Imagine-se um mundo de crescimento zero, no qual o consumo seja criteriosamente
racionado e restrito a substâncias recicláveis, todo desperdício seja um crime,
nenhum território novo possa ser ocupado e nenhuma inovação possa ser testada
sem controles e autorizações especiais. Nossos descendentes aprenderão sobre
como nossa geração os expulsou do Paraíso da irresponsabilidade ambiental e os
obrigou a tomar consciência do bem e do mal contidos em cada pequena escolha de
consumo.
Nem
mesmo a eventual exploração da Lua, de Marte ou dos asteroides ou do planeta
recém-descoberto em Próxima Centauri permitiria fugir da questão. Se acaso for
possível sobreviver lá, será igualmente necessário conservar em equilíbrio
forçado um ambiente artificial finito, ou a aventura humana nesses mundos seria
muito mais breve do que foi aqui até agora.
A
outra possibilidade é esse equilíbrio não ser atingido e o ambiente entrar em
uma espiral incontrolável de deterioração ambiental até a vida humana se tornar
impossível. Tanto pior para a humanidade e para a maioria das espécies vivas
ainda existentes, mas o planeta recuperou-se de crises comparáveis.
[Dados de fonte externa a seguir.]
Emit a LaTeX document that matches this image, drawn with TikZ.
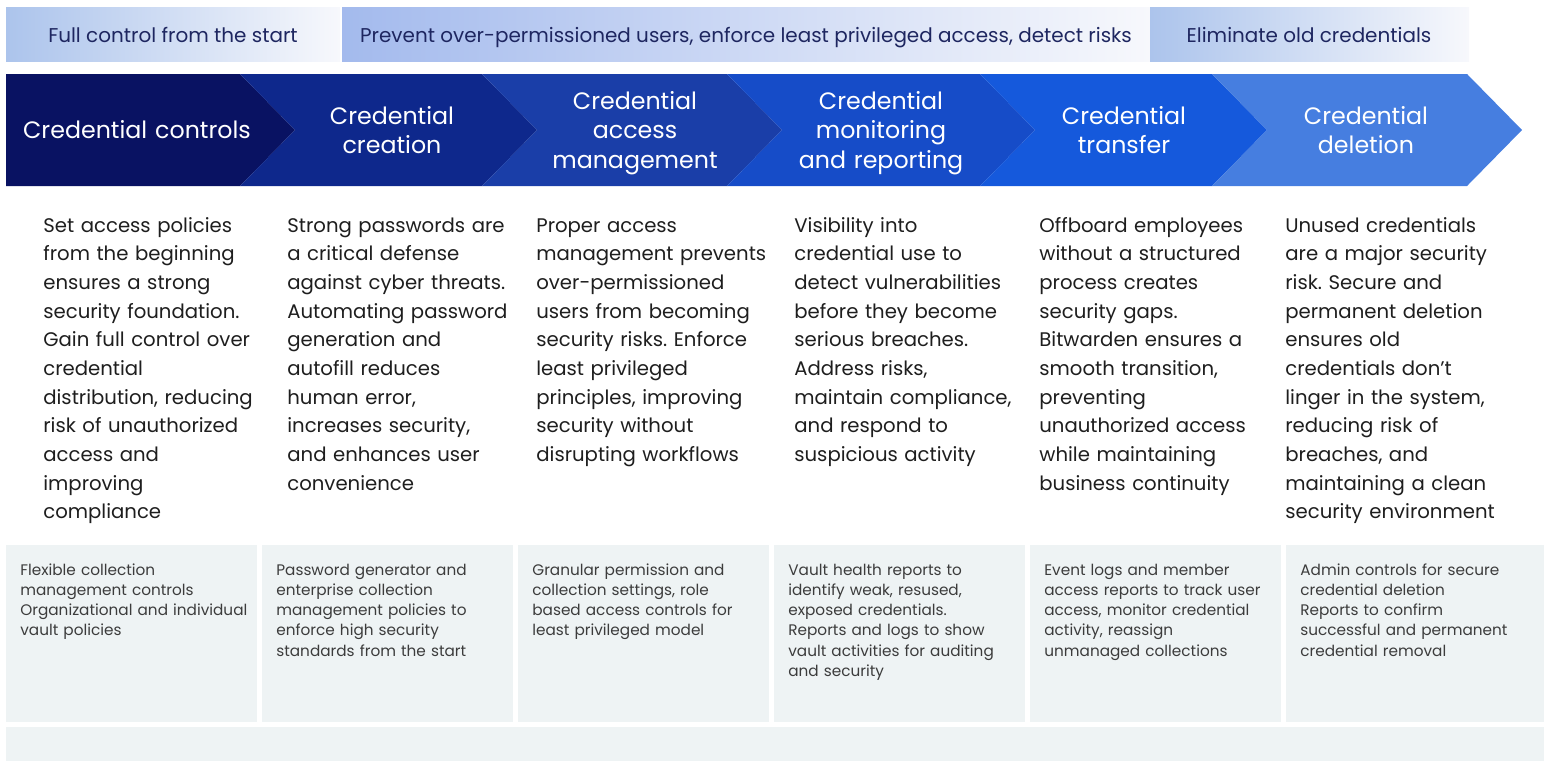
\documentclass[tikz,border=0pt]{standalone}
\usepackage{fontspec}
\setmainfont{Poppins}
\usetikzlibrary{calc}
\frenchspacing

\definecolor{chevA}{RGB}{9,18,98}
\definecolor{chevB}{RGB}{14,40,140}
\definecolor{chevC}{RGB}{26,62,168}
\definecolor{chevD}{RGB}{22,76,200}
\definecolor{chevE}{RGB}{21,89,220}
\definecolor{chevF}{RGB}{70,126,224}
\definecolor{bannerL}{RGB}{172,196,236}
\definecolor{bannerR}{RGB}{247,248,252}
\definecolor{bannertext}{RGB}{30,38,96}
\definecolor{boxfill}{RGB}{238,243,244}
\definecolor{bodytext}{RGB}{30,30,30}
\definecolor{feattext}{RGB}{60,60,60}

\begin{document}
\begin{tikzpicture}[x=0.02cm, y=-0.02cm,
    bannerlabel/.style={anchor=base, inner sep=0pt, text=bannertext,
        font=\fontsize{11.35}{13}\selectfont},
    stagetitle/.style={anchor=base, inner sep=0pt, align=center, text width=5cm,
        text=white, font=\fontsize{13.5}{17}\selectfont},
    stagetext/.style={anchor=base west, inner sep=0pt, align=left, text width=5.2cm,
        text=bodytext, font=\fontsize{11.2}{16.33}\selectfont},
    feattext/.style={anchor=base west, inner sep=0pt, align=left, text width=5cm,
        text=feattext, font=\fontsize{8.7}{11.57}\selectfont}]

    % Page frame
    \useasboundingbox (0,0) rectangle (1544,761);

    % Top banners
    \shade[left color=bannerL, right color=bannerR] (6,7) rectangle (340,61);
    \shade[left color=bannerL!95!blue, right color=bannerR] (342,7) rectangle (1150,61);
    \shade[left color=bannerL, right color=bannerR] (1150,7) rectangle (1469,61);
    \node[bannerlabel] (goalA) at (173,42) {Full control from the start};
    \node[bannerlabel] (goalB) at (746,42) {Prevent over-permissioned users, enforce least privileged access, detect risks};
    \node[bannerlabel] (goalC) at (1309,42) {Eliminate old credentials};

    % Chevrons
    \fill[chevA] (6,74) -- (240,74) -- (295,130) -- (240,186) -- (6,186) -- cycle;
    \foreach \prev/\corner/\col in {240/482/chevB, 482/727/chevC, 727/980/chevD,
        980/1212/chevE, 1212/1467/chevF}
        \fill[\col] (\prev,74) -- (\corner,74) -- ({\corner+55},130) -- (\corner,186)
            -- (\prev,186) -- ({\prev+55},130) -- cycle;

    % Stage titles
    \node[stagetitle] (stageA) at (137,138) {Credential controls};
    \node[stagetitle] (stageB) at (392,124) {Credential\\creation};
    \node[stagetitle] (stageC) at (635,109) {Credential\\access\\management};
    \node[stagetitle] (stageD) at (881,109) {Credential\\monitoring\\and reporting};
    \node[stagetitle] (stageE) at (1124,124) {Credential\\transfer};
    \node[stagetitle] (stageF) at (1366,124) {Credential\\deletion};

    % Stage descriptions
    \node[stagetext] (textA) at (43,232) {Set access policies\\from the beginning\\ensures a strong\\security foundation.\\Gain full control over\\credential\\distribution, reducing\\risk of unauthorized\\access and\\improving\\compliance};
    \node[stagetext] (textB) at (287,232) {Strong passwords are\\a critical defense\\against cyber threats.\\Automating password\\generation and\\autofill reduces\\human error,\\increases security,\\and enhances user\\convenience};
    \node[stagetext] (textC) at (536,232) {Proper access\\management prevents\\over-permissioned\\users from becoming\\security risks. Enforce\\least privileged\\principles, improving\\security without\\disrupting workflows};
    \node[stagetext] (textD) at (794,232) {Visibility into\\credential use to\\detect vulnerabilities\\before they become\\serious breaches.\\Address risks,\\maintain compliance,\\and respond to\\suspicious activity};
    \node[stagetext] (textE) at (1039,232) {Offboard employees\\without a structured\\process creates\\security gaps.\\Bitwarden ensures a\\smooth transition,\\preventing\\unauthorized access\\while maintaining\\business continuity};
    \node[stagetext] (textF) at (1285,232) {Unused credentials\\are a major security\\risk. Secure and\\permanent deletion\\ensures old\\credentials don’t\\linger in the system,\\reducing risk of\\breaches, and\\maintaining a clean\\security environment};

    % Feature boxes
    \foreach \x in {6,262,518,774,1030}
        \fill[boxfill] (\x,545) rectangle ++(251,177);
    \fill[boxfill] (1286,545) rectangle (1544,722);
    \fill[boxfill] (6,727) rectangle (1544,761);

    \node[feattext] (featA) at (20,575) {Flexible collection\\management controls\\Organizational and individual\\vault policies};
    \node[feattext] (featB) at (276,575) {Password generator and\\enterprise collection\\management policies to\\enforce high security\\standards from the start};
    \node[feattext] (featC) at (532,575) {Granular permission and\\collection settings, role\\based access controls for\\least privileged model};
    \node[feattext] (featD) at (788,575) {Vault health reports to\\identify weak, resused,\\exposed credentials.\\Reports and logs to show\\vault activities for auditing\\and security};
    \node[feattext] (featE) at (1044,575) {Event logs and member\\access reports to track user\\access, monitor credential\\activity, reassign\\unmanaged collections};
    \node[feattext] (featF) at (1300,575) {Admin controls for secure\\credential deletion\\Reports to confirm\\successful and permanent\\credential removal};
\end{tikzpicture}
\end{document}
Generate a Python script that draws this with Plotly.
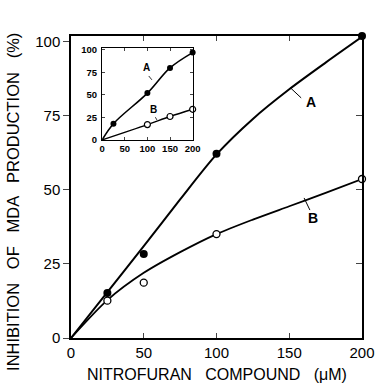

Um
extraterrestre de passagem encontraria daqui a dois séculos um mar contaminado
e um solo erodido, habitado apenas por ratos, baratas e outras espécies
igualmente resistentes e adaptáveis. Mas, se voltar a averiguá-lo depois de 20
milhões de anos, provavelmente encontrará fauna e flora renovadas pela
evolução, tão surpreendente para nós quanto seriam as baleias, girafas e
passarinhos para um dinossauro.
Com
a orientação do geólogo Dougal Dixon, a curiosa minissérie Futuro Selvagem (no
original, The Future Is Wild) da britânica BBC, de 2002, fez uma especulação
inteligente sobre essa hipótese e imaginou fascinantes animais do futuro
distante, descendentes plausíveis das espécies mais capazes de sobreviver ao
desastre humano – roedores, insetos, aranhas, certos peixes e moluscos.
Tipicamente,
o estadunidense Discovery Channel infantilizou a narração e a premissa e fez da
advertência um escapismo literal. Contou que isso se daria não depois da
extinção da humanidade, mas após sua migração para outros planetas, assim como
certos pais se poupam de explicar a morte às crianças, dizendo-lhes que a avó
se mudou para longe e nunca mais vai voltar.